● **PROBLEM TO WORK ON**
Quote the whole listing word for word. Do not include the pictures.

━━━ SUPPLIED MATERIAL

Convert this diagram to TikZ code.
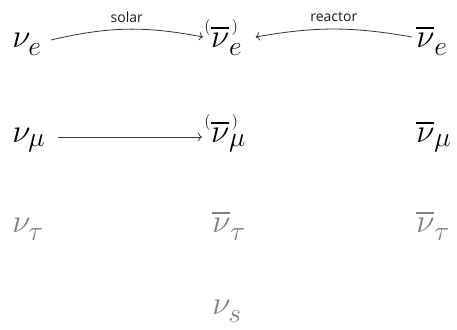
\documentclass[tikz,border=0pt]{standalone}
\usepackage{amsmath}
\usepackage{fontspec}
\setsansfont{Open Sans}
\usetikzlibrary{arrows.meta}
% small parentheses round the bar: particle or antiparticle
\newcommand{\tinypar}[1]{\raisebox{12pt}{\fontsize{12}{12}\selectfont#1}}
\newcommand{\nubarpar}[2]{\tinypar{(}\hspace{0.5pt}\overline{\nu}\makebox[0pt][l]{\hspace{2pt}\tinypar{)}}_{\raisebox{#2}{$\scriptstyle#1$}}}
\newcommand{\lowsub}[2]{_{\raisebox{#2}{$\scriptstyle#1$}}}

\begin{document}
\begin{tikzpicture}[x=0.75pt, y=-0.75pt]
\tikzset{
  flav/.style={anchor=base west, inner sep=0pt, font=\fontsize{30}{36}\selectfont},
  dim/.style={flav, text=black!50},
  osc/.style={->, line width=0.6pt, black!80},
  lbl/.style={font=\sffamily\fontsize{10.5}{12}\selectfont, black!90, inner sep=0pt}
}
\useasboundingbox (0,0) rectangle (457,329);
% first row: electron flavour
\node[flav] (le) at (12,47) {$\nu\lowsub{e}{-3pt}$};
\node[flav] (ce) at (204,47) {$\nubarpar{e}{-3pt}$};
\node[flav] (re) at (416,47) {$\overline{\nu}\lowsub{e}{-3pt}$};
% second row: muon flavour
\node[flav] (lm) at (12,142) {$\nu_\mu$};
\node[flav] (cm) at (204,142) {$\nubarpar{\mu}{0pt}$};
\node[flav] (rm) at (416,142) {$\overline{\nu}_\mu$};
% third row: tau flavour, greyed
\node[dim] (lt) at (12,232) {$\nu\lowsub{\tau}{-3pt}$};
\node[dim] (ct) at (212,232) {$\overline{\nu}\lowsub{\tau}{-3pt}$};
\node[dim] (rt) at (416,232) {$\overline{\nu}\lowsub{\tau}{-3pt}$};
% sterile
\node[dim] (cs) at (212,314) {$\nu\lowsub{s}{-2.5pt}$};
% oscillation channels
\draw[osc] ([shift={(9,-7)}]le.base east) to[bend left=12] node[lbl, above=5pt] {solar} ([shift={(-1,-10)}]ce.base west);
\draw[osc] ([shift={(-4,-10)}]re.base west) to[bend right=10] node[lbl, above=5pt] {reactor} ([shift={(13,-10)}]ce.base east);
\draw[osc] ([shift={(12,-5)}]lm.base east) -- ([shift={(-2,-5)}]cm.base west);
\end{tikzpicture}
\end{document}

━━━━━━

● **EXPECTED ANSWER**
Convert this diagram to TikZ code.
\documentclass[tikz,border=0pt]{standalone}
\usepackage{amsmath}
\usepackage{fontspec}
\setsansfont{Open Sans}
\usetikzlibrary{arrows.meta}
% small parentheses round the bar: particle or antiparticle
\newcommand{\tinypar}[1]{\raisebox{12pt}{\fontsize{12}{12}\selectfont#1}}
\newcommand{\nubarpar}[2]{\tinypar{(}\hspace{0.5pt}\overline{\nu}\makebox[0pt][l]{\hspace{2pt}\tinypar{)}}_{\raisebox{#2}{$\scriptstyle#1$}}}
\newcommand{\lowsub}[2]{_{\raisebox{#2}{$\scriptstyle#1$}}}

\begin{document}
\begin{tikzpicture}[x=0.75pt, y=-0.75pt]
\tikzset{
  flav/.style={anchor=base west, inner sep=0pt, font=\fontsize{30}{36}\selectfont},
  dim/.style={flav, text=black!50},
  osc/.style={->, line width=0.6pt, black!80},
  lbl/.style={font=\sffamily\fontsize{10.5}{12}\selectfont, black!90, inner sep=0pt}
}
\useasboundingbox (0,0) rectangle (457,329);
% first row: electron flavour
\node[flav] (le) at (12,47) {$\nu\lowsub{e}{-3pt}$};
\node[flav] (ce) at (204,47) {$\nubarpar{e}{-3pt}$};
\node[flav] (re) at (416,47) {$\overline{\nu}\lowsub{e}{-3pt}$};
% second row: muon flavour
\node[flav] (lm) at (12,142) {$\nu_\mu$};
\node[flav] (cm) at (204,142) {$\nubarpar{\mu}{0pt}$};
\node[flav] (rm) at (416,142) {$\overline{\nu}_\mu$};
% third row: tau flavour, greyed
\node[dim] (lt) at (12,232) {$\nu\lowsub{\tau}{-3pt}$};
\node[dim] (ct) at (212,232) {$\overline{\nu}\lowsub{\tau}{-3pt}$};
\node[dim] (rt) at (416,232) {$\overline{\nu}\lowsub{\tau}{-3pt}$};
% sterile
\node[dim] (cs) at (212,314) {$\nu\lowsub{s}{-2.5pt}$};
% oscillation channels
\draw[osc] ([shift={(9,-7)}]le.base east) to[bend left=12] node[lbl, above=5pt] {solar} ([shift={(-1,-10)}]ce.base west);
\draw[osc] ([shift={(-4,-10)}]re.base west) to[bend right=10] node[lbl, above=5pt] {reactor} ([shift={(13,-10)}]ce.base east);
\draw[osc] ([shift={(12,-5)}]lm.base east) -- ([shift={(-2,-5)}]cm.base west);
\end{tikzpicture}
\end{document}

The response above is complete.